Setor com oportunidades de emprego
 
VE – Há muitas oportunidades de emprego qualificado no setor...
RCP – Há muitas oportunidades e nesse âmbito até estamos a conseguir de facto preencher grande parte das vagas, mas é importante que as pessoas e os trabalhadores se sintam acarinhados e estimulados nas nossas empresas. Temos em consideração que para isso é decisivo que haja um bom relacionamento entre a associação e o sindicato e que o contrato coletivo, que no fundo são as normas autor reveladoras do setor, o contrato coletivo tenha as disposições que potenciem exatamente o bom relacionamento, depois a cada empresa, entre empresas e entre a entidade de empregadores e trabalhadores. Nós estamos no século XXI, temos de acompanhar as tendências atuais e do futuro, é muito importante que tudo isso seja alicerçado num diálogo social construtivo.
 
VE – Um reparo que tem sido feito é a falta de medidas de estímulo e apoio à economia, mas, de certa forma, os resultados do setor contrariam a falta de uma envolvente favorável. Apesar desta conjuntura económica e política, estas têm sido favoráveis para as empresas?

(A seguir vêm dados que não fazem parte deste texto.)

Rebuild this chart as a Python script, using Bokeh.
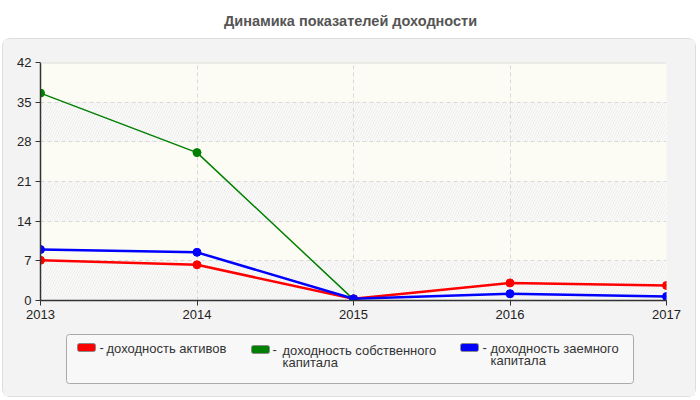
from bokeh.plotting import figure
from bokeh.layouts import column
from bokeh.models import Range1d, FixedTicker, BoxAnnotation, Span
from bokeh.core.properties import value
from bokeh.embed import file_html
from bokeh.resources import INLINE

# --- data -------------------------------------------------------------
years = [2013, 2014, 2015, 2016, 2017]
roa = [7.1, 6.3, 0.3, 3.1, 2.65]        # доходность активов
roe = [36.6, 26.1, 0.2, None, None]     # доходность собственного капитала
rod = [9.0, 8.5, 0.3, 1.2, 0.7]         # доходность заемного капитала
y_ticks = [0, 7, 14, 21, 28, 35, 42]

series_names = ["доходность активов",
                "доходность собственного\nкапитала",
                "доходность заемного\nкапитала"]
series_colors = ["#ff0000", "#008000", "#0000ff"]

title_text = "Динамика показателей доходности"

FONT = "Liberation Sans"
PANEL_BG = "#f3f3f3"


def blank(width, height, bg, xr, yr):
    """A figure without axes, used for decorations in pixel-like units."""
    f = figure(width=width, height=height, output_backend="svg",
               toolbar_location=None, x_axis_type=None, y_axis_type=None,
               x_range=xr, y_range=yr, min_border=0)
    f.outline_line_color = None
    f.background_fill_color = bg
    f.border_fill_color = bg
    return f


def box(**kw):
    kw.setdefault("fill_alpha", 1.0)
    kw.setdefault("line_alpha", 1.0)
    return BoxAnnotation(**kw)


# --- title strip ------------------------------------------------------
head = blank(700, 38, "white", Range1d(0, 700), Range1d(38, 0))
head.text(x=[350], y=[20], text=[title_text], text_font=value(FONT),
          text_font_style="bold", text_font_size="14.5px", text_color="#555555",
          text_align="center", text_baseline="middle")

# --- chart ------------------------------------------------------------
CW, CH = 692, 289
p = figure(width=CW, height=CH, output_backend="svg", toolbar_location=None,
           x_range=Range1d(years[0], years[-1]),
           y_range=Range1d(y_ticks[0], y_ticks[-1]),
           min_border_left=37, min_border_top=23,
           min_border_right=29, min_border_bottom=28)
p.border_fill_color = PANEL_BG
p.background_fill_color = "#fcfcf4"
p.outline_line_color = None

# alternating plot bands: hatched / pale yellow
for i in range(len(y_ticks) - 1):
    hatched = (i % 2 == 0)
    p.add_layout(box(bottom=y_ticks[i], top=y_ticks[i + 1],
                     left=years[0], right=years[-1],
                     fill_color="#fcfcfb" if hatched else "#fcfcf4",
                     line_color=None,
                     hatch_pattern="/" if hatched else None,
                     hatch_color="#ebebeb", hatch_scale=5,
                     hatch_weight=1, level="image"))

# top edge of the plot area
p.add_layout(Span(location=y_ticks[-1], dimension="width",
                  line_color="#dadada", line_width=2))

p.yaxis.ticker = FixedTicker(ticks=y_ticks)
p.xaxis.ticker = FixedTicker(ticks=years)
for ax in (p.xaxis[0], p.yaxis[0]):
    ax.axis_line_color = "#333333"
    ax.axis_line_width = 1.5
    ax.major_tick_line_color = "#333333"
    ax.major_tick_out = 5
    ax.major_tick_in = 0
    ax.minor_tick_line_color = None
    ax.major_label_text_font = FONT
    ax.major_label_text_font_size = "13px"
    ax.major_label_text_color = "#222222"
    ax.major_label_standoff = 4

for g in (p.xgrid, p.ygrid):
    g.grid_line_color = "#d9d9d9"
    g.grid_line_dash = "4 3"

for vals, color, lw in ((roa, series_colors[0], 2.5),
                        (roe, series_colors[1], 1.5),
                        (rod, series_colors[2], 2.5)):
    xs = [x for x, v in zip(years, vals) if v is not None]
    ys = [v for v in vals if v is not None]
    p.line(xs, ys, line_color=color, line_width=lw)
    p.scatter(xs, ys, size=8, fill_color=color, line_color=color)

# --- legend -----------------------------------------------------------
# the column lines this frame up with the chart frame (page x 40..666),
# so its ranges are given in page pixels
LW, LH = 692, 68
leg = blank(LW, LH, PANEL_BG, Range1d(40, 666), Range1d(328 + LH, 328))
leg.add_layout(box(left=66, right=633, top=334, bottom=383,
                   fill_color="#f8f8f8", line_color="#a9a9a9",
                   line_width=1, border_radius=3, level="underlay"))

# swatch left, swatch top, dash left, text left for each entry
slots = [(77, 343, 99, 106), (251, 345, 272, 282), (460, 343, 482, 490)]
tx, ty, tt = [], [], []
for (sx, st, dx, lx), name, color in zip(slots, series_names, series_colors):
    leg.add_layout(box(left=sx, right=sx + 18, top=st, bottom=st + 8,
                       fill_color=color, line_color="#8a8a8a",
                       line_width=1, border_radius=2))
    tx.append(dx)
    ty.append(st + 4)
    tt.append("-")
    for k, line in enumerate(name.split("\n")):
        tx.append(lx)
        ty.append(st + 5 + 12 * k)
        tt.append(line)
leg.text(x=tx, y=ty, text=tt, text_font=value(FONT), text_font_size="13px",
         text_color="#333333", text_baseline="middle")

panel = column(p, leg, margin=(0, 0, 0, 2),
               styles={"background-color": PANEL_BG,
                       "border": "1px solid #dedede",
                       "border-radius": "8px"})
root = column(head, panel)

open("out.html", "w").write(file_html(root, INLINE))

RCP – A conjuntura europeia e as políticas do Banco Central Europeu têm sido importantes. Considero que há no atual Governo ministros e secretários de estado capazes e bem intencionados, que ajudam e procuram ajudar a economia a desenvolver. Também tenho a noção de que cada vez mais, nós temos de contar connosco e não estar à espera do que os governos possam fazer por nós. Apesar de tudo, acho que este Governo não tem atrapalhado e essa é a principal preocupação, é que os Governos não atrapalhem, não interfiram excessivamente. Consideramos que a carga fiscal é excessivamente pesada, que há ainda custos de contexto, que há constrangimentos que têm de ser ultrapassados, contudo, nós não podemos estar à espera daquilo que o Governo vai fazer por nós. Agora, é, para nós importante fugirmos a esta imagem de um país e isso prejudicou nesta legislatura, em que o governo está de algum modo dependente de partidos populistas e radicais. Partidos que manifestamente não gostam da iniciativa privada e não gostam das empresas, essa parte, para nós, é negativa apesar disso, entendemos que na legislatura o Governo no essencial e na maioria das coisas conseguiu gerir bem esse relacionamento, conseguiu de algum modo, em muitas matérias e bem, ignorar a chantagem da extrema esquerda, a bem do país.